There’s lot of “You go, girl” moments, but they’re very clunky. They’re Silverstone getting out of car at night to shout at two guys who have been harassing her (and then not getting shot for some reason). They’re Silverstone and Tupper arguing about a feminist on TV and whether she makes any sense. We’re not going for nuanced here.

It’s all supposed to be inspiring and maybe there’s a hint of “this is what your mothers had to go through – be awed by their bravery”, too. But largely, if there’s an American woman universality, rather than a simply 1970s universality, it’s the preeminence of money in every single conversation. Sure, it’s Beverly Hills, but literally every conversation is about who earns what, how much, who gets to spend it, how less can be spent, how more can be earned, and all the various permutations of self-worth based on earning potential that you can imagine.

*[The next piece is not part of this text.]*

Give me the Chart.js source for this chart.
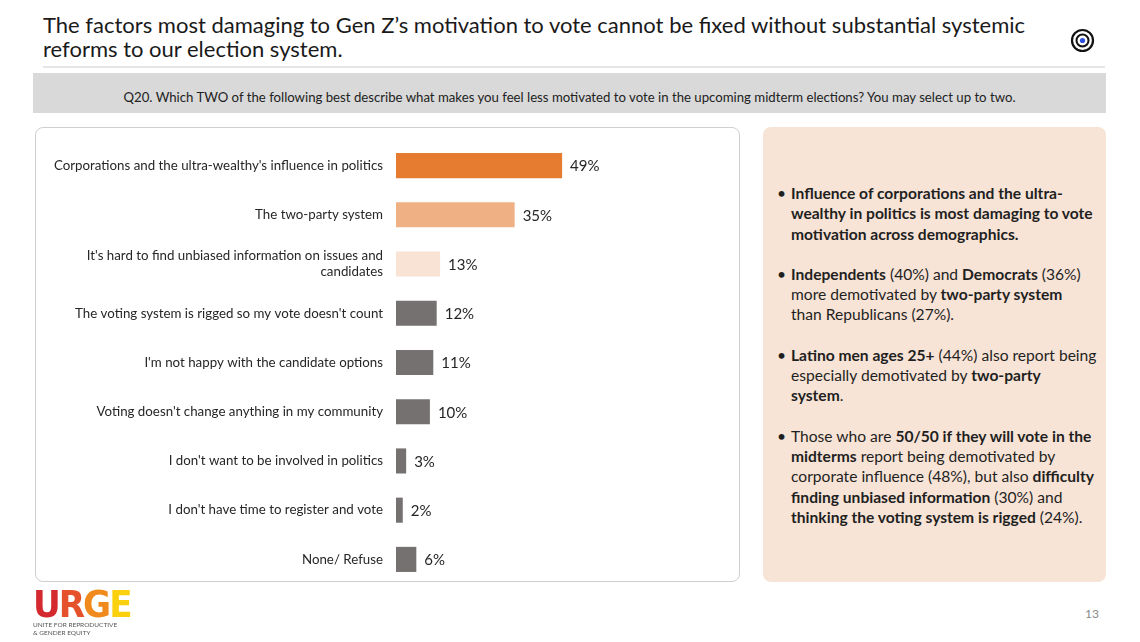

I don’t think this is deliberate. I think it’s a sub-conscious reveal, because the emotional damage of Tupper’s affair are handled as little more than a reason to terminate a contract and open negotiations than something genuinely life-destroying.

Mena Suvari in American Woman

American Women?

Which may or may not resonate with you. Money is important, particularly in America, particularly if you haven’t got any. To me, it just made the whole thing soulless, like a placard rather than anything real. And because it didn’t feel real and the characters are just as much period dressing as the self-consciously 70s decor, the comedy didn’t work.

I like Alicia Silverstone, Suvari’s doing a fine job, Tupper is suitably dickish, but it’s all wasted on what’s basically a better filmed, better acted, better behaved version of The Real Housewives of Beverly Hills.